What kid (or grown-up, for that matter) wouldn't love this ooey-gooey sandwich? Serve the souped-up peanut butter and jelly sandwiches with fresh fruit.
2/3 cup 2% reduced-fat milk
1 large egg, lightly beaten
1/2 teaspoon baking powder
1/2 teaspoon vanilla extract
1/8 teaspoon salt
8 slices white whole-wheat sandwich bread
1/2 cup strawberry preserves
6 tablespoons creamy peanut butter
1 tablespoon canola oil, divided
1 tablespoon powdered sugar
How to Make It
Combine first 5 ingredients in a medium shallow dish, stirring well with a whisk. Place bread slices on a flat surface. Spread 2 tablespoons preserves over each of 4 bread slices, and spread 1 1/2 tablespoons peanut butter over each of the remaining 4 bread slices. Assemble sandwiches. Carefully dip 2 sandwiches in milk mixture, turning to coat.
Heat a large skillet over medium-high heat. Add 1 1/2 teaspoons canola oil to pan; swirl to coat. Place coated sandwiches in pan; cook 2 minutes on each side or until toasted. Remove sandwiches from pan. Repeat procedure with remaining oil, 2 sandwiches, and milk mixture. Sprinkle powdered sugar evenly over sandwiches; cut each sandwich in half diagonally.

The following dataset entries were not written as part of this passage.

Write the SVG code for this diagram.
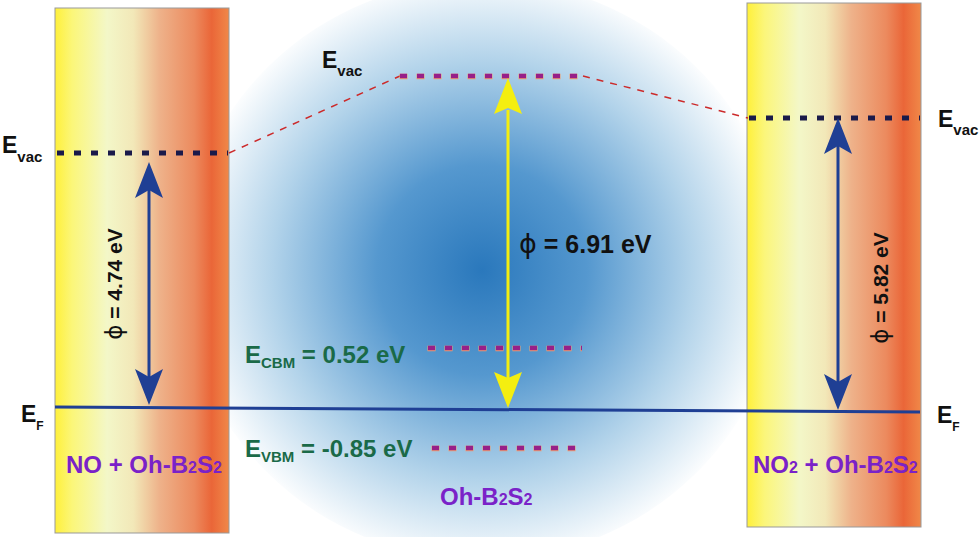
<svg xmlns="http://www.w3.org/2000/svg" width="980" height="537" viewBox="0 0 980 537">
<defs>
<radialGradient id="blue" cx="482" cy="270" r="300" gradientUnits="userSpaceOnUse">
<stop offset="0" stop-color="#2a78bc"/>
<stop offset="0.35" stop-color="#5598cf"/>
<stop offset="0.7" stop-color="#b2d3ea"/>
<stop offset="1" stop-color="#ffffff"/>
</radialGradient>
<linearGradient id="bar" x1="0" y1="0" x2="1" y2="0">
<stop offset="0" stop-color="#fff03a"/>
<stop offset="0.1" stop-color="#fbf67a"/>
<stop offset="0.3" stop-color="#f3f7c8"/>
<stop offset="0.45" stop-color="#f2e8b8"/>
<stop offset="0.6" stop-color="#eeb28a"/>
<stop offset="0.8" stop-color="#ec8a5e"/>
<stop offset="0.9" stop-color="#ea6638"/>
<stop offset="1" stop-color="#f08848"/>
</linearGradient>
<style>
.vac{stroke:#1a1a4a;stroke-width:5;stroke-dasharray:7 10;fill:none}
.magu{stroke:#eea070;stroke-width:5.5;stroke-dasharray:8 9;fill:none}
.mag{stroke:#981f88;stroke-width:4.5;stroke-dasharray:7 10;fill:none}
.red{stroke:#cc2a2a;stroke-width:1.5;stroke-dasharray:7 7;fill:none}
.bar{fill:url(#bar);stroke:#999;stroke-width:1}
.t{font-family:"Liberation Sans",Arial,sans-serif;font-weight:bold}
.phi{font-family:"DejaVu Sans",sans-serif;font-weight:normal}
.blk{fill:#111}
.grn{fill:#1a6a48}
.pur{fill:#7a22c8}
.nline{stroke:#1f3f94;stroke-width:3;fill:none}
.yline{stroke:#f4ee10;stroke-width:3;fill:none}
</style>
</defs>
<rect width="980" height="537" fill="#ffffff"/>
<ellipse cx="482" cy="270" rx="300" ry="290" fill="url(#blue)"/>

<g id="left-bar">
<rect class="bar" x="55" y="8" width="174" height="525"/>
<text class="t pur" x="66" y="473" font-size="24">NO + Oh-B<tspan font-size="16">2</tspan>S<tspan font-size="16">2</tspan></text>
</g>
<g id="right-bar">
<rect class="bar" x="747" y="3" width="174" height="524"/>
<text class="t pur" x="753" y="473" font-size="24">NO<tspan font-size="16">2</tspan> + Oh-B<tspan font-size="16">2</tspan>S<tspan font-size="16">2</tspan></text>
</g>

<g id="connectors">
<path class="red" d="M229,153 L400,76"/>
<path class="red" d="M583,76 L748,118"/>
<path class="vac" d="M57,153 H228"/>
<path class="vac" d="M749,118 H920"/>
<path class="magu" d="M399.5,76.5 H583"/>
<path class="mag" d="M400,76 H583"/>
<path class="magu" d="M427.5,348.5 H582"/>
<path class="mag" d="M428,348 H582"/>
<path class="magu" d="M431.5,448.5 H584"/>
<path class="mag" d="M432,448 H584"/>
<path d="M55,407 L920,412" stroke="#1f3f94" stroke-width="3" fill="none"/>
<line class="nline" x1="149" y1="190" x2="149" y2="380"/>
<path d="M149,162 L163,198 L149,190 L135,198 Z" fill="#1f3f94"/>
<path d="M149,405 L163,369 L149,377 L135,369 Z" fill="#1f3f94"/>
<line class="nline" x1="838" y1="145" x2="838" y2="385"/>
<path d="M838,118 L852,154 L838,146 L824,154 Z" fill="#1f3f94"/>
<path d="M838,410 L852,374 L838,382 L824,374 Z" fill="#1f3f94"/>
<line class="yline" x1="508" y1="110" x2="508" y2="380"/>
<path d="M508,78 L522,114 L508,108 L494,114 Z" fill="#f4ee10"/>
<path d="M508,408 L522,372 L508,378 L494,372 Z" fill="#f4ee10"/>
</g>

<g id="labels">
<text class="t blk" x="2" y="153" font-size="23">E<tspan font-size="15" dy="9">vac</tspan></text>
<text class="t blk" x="322" y="68" font-size="23">E<tspan font-size="15" dy="8">vac</tspan></text>
<text class="t blk" x="938" y="127" font-size="23">E<tspan font-size="15" dy="8">vac</tspan></text>
<text class="t blk" x="21" y="422" font-size="23">E<tspan font-size="12" dy="8">F</tspan></text>
<text class="t blk" x="937" y="423" font-size="23">E<tspan font-size="12" dy="8">F</tspan></text>
<text class="t blk" x="519" y="253" font-size="25"><tspan class="phi" font-size="27">ϕ</tspan> = 6.91 eV</text>
<text class="t blk" transform="translate(122 284) rotate(-90)" text-anchor="middle" font-size="21"><tspan class="phi" font-size="23">ϕ</tspan> = 4.74 eV</text>
<text class="t blk" transform="translate(888 288) rotate(-90)" text-anchor="middle" font-size="21"><tspan class="phi" font-size="23">ϕ</tspan> = 5.82 eV</text>
<text class="t grn" x="245" y="363" font-size="24">E<tspan font-size="15" dy="5">CBM</tspan><tspan dy="-5"> = 0.52 eV</tspan></text>
<text class="t grn" x="245" y="457" font-size="24">E<tspan font-size="15" dy="5">VBM</tspan><tspan dy="-5"> = -0.85 eV</tspan></text>
<text class="t pur" x="440" y="505" font-size="24">Oh-B<tspan font-size="16">2</tspan>S<tspan font-size="16">2</tspan></text>
</g>
</svg>
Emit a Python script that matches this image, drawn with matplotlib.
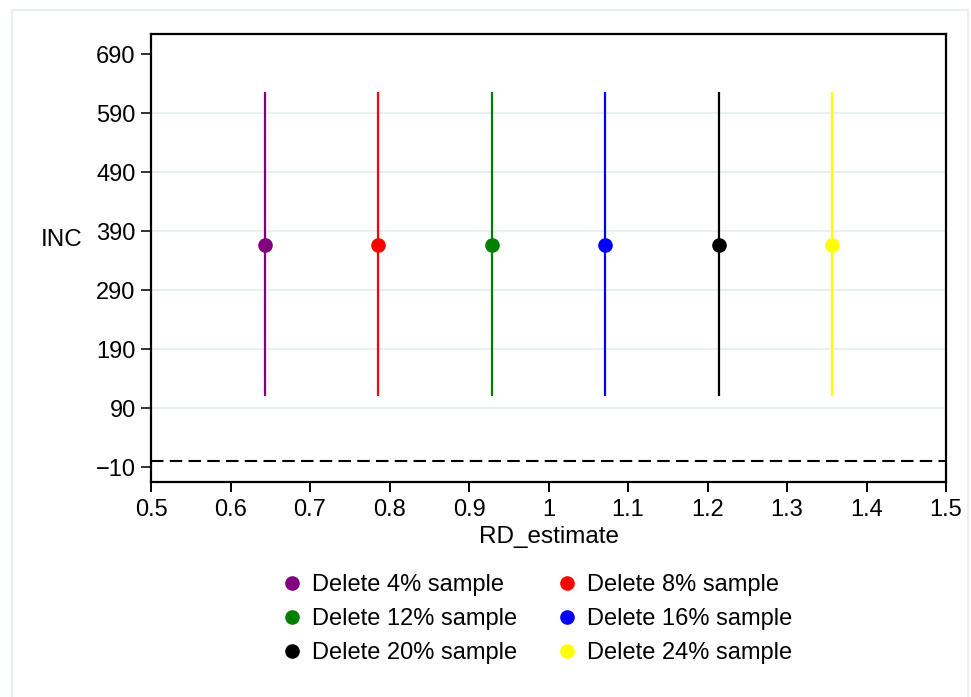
import matplotlib
matplotlib.use("Agg")
import matplotlib.pyplot as plt
from matplotlib.lines import Line2D
from matplotlib.patches import Rectangle

plt.rcParams['font.family'] = ['Liberation Sans', 'DejaVu Sans']

labels = ["Delete 4% sample", "Delete 8% sample", "Delete 12% sample",
          "Delete 16% sample", "Delete 20% sample", "Delete 24% sample"]
colors = ["purple", "red", "green", "blue", "black", "yellow"]
rd_estimate = [0.643, 0.786, 0.929, 1.071, 1.214, 1.357]
inc_center = [367, 367, 367, 367, 367, 367]
inc_low = [110, 110, 110, 110, 110, 110]
inc_high = [625, 625, 625, 625, 625, 625]
ref_line = 0
yticks = [-10, 90, 190, 290, 390, 490, 590, 690]
xticks = [0.5, 0.6, 0.7, 0.8, 0.9, 1.0, 1.1, 1.2, 1.3, 1.4, 1.5]
xtick_labels = ["0.5", "0.6", "0.7", "0.8", "0.9", "1", "1.1", "1.2", "1.3", "1.4", "1.5"]

fig = plt.figure(figsize=(9.71, 6.97), dpi=100)
fig.patches.append(Rectangle((12/971, -0.05), (968-12)/971, 1 - 10/697 + 0.05,
                             transform=fig.transFigure, fill=False,
                             edgecolor="#e9eff1", linewidth=1.5, zorder=0))
ax = fig.add_axes([151/971, 1 - 482/697, (946-151)/971, (482-34)/697])

for gy in yticks[1:-1]:
    ax.axhline(gy, color="#e6eff1", linewidth=1.3, zorder=0)

ax.axhline(ref_line, color="black", linewidth=1.5, dashes=(6, 3), zorder=1)

for x, c, lo, hi, lab, col in zip(rd_estimate, inc_center, inc_low, inc_high, labels, colors):
    ax.vlines(x, lo, hi, color=col, linewidth=1.6, zorder=2)
    ax.plot([x], [c], 'o', color=col, markersize=9.5, zorder=3, label=lab)

ax.set_xlim(0.5, 1.5)
ax.set_ylim(-35, 724)
ax.set_xticks(xticks)
ax.set_xticklabels(xtick_labels)
ax.set_yticks(yticks)
ax.set_yticklabels([("\u2212" + str(-v)) if v < 0 else str(v) for v in yticks])
ax.tick_params(axis='both', labelsize=17, length=7, width=1.4, direction='out',
               colors='#333333', labelcolor='black', pad=4)
ax.tick_params(axis='x', colors='black', pad=5)
for s in ax.spines.values():
    s.set_linewidth(1.6)
    s.set_color("black")

ax.set_xlabel("RD_estimate", fontsize=17.5, labelpad=4)
ax.set_ylabel("INC", fontsize=17.5, rotation=0, labelpad=0)
ax.yaxis.set_label_coords(-0.112, 0.515)

# legend fills row by row: reorder for matplotlib's column-major layout
order = [0, 2, 4, 1, 3, 5]
handles = [Line2D([], [], linestyle='none', marker='o', color=colors[i], markersize=9.5) for i in order]
fig.legend(handles, [labels[i] for i in order], loc='center',
           bbox_to_anchor=(536/971, 1 - 619/697),
           ncol=2, frameon=False, fontsize=17, handletextpad=0.35, columnspacing=1.6,
           labelspacing=0.5, handlelength=1.0)

fig.savefig("out.png", dpi=100, facecolor="white")
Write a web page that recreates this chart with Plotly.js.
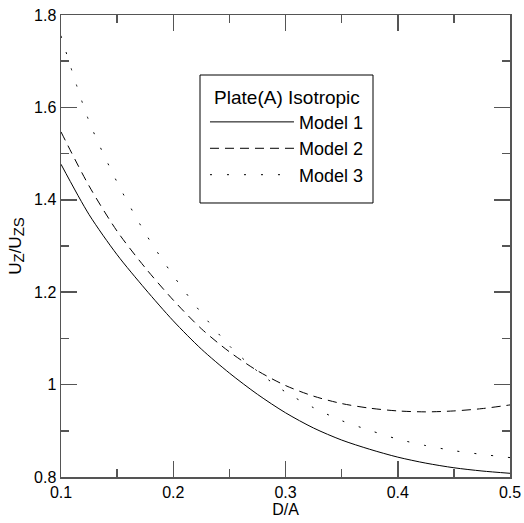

My family, all of us...LOVE pb&j, and we love french toast, so we're just amazed that we haven't thought of this on our own. My daughter (15) loves this, as do I. Thanks for a fun recipe that works for breakfast, lunch, after school snack, or any time :)
We loved it! I was a little hesitate at first because some of the reviews said that their bread was soggy! So instead of dipping the bread in the milk mixture, I used a spoon to spread the milk mixture on my bread! My husband and kids loved it and we will most certainly make this again.
DEVOURED by 10 year old boys! I used a thick all-natural, fresh ground PB which might help the soggy problem tzevaf reported. That and not over-soaking it in the egg bath. I served it with real maple syrup and it was a huge hit. This is a definite keeper for all future sleepovers!
I made this for Sunday breakfast and it was a huge disappointment. The sandwich was too thick for the custard to cook through, so the inside was soggy. It also made the PB & J mushy and the bread kept slipping off each other. I agree with jswillen that the combo was not appealing. My husband took out the innards and just ate the soggy bread. I could only eat half of mine.
Tried this recipe this morning on my son who stayed home from school due to a bad head cold. I used whole wheat bread, all natural grape jelly/preserves & pure vanilla extract, skipped the salt, olive oil instead of canola, and I sprinkled cinnnamon and sugar on the bread after placing it in the skillet. It was GREAT! We loved it!! It was the perfect balance of crispiness on the outside from the cinnamon sugar, and gooey in the middle! I will definitely be keeping this recipe as one of our family favorites! Thinking of making it a Thanksgiving breakfast tradition!!!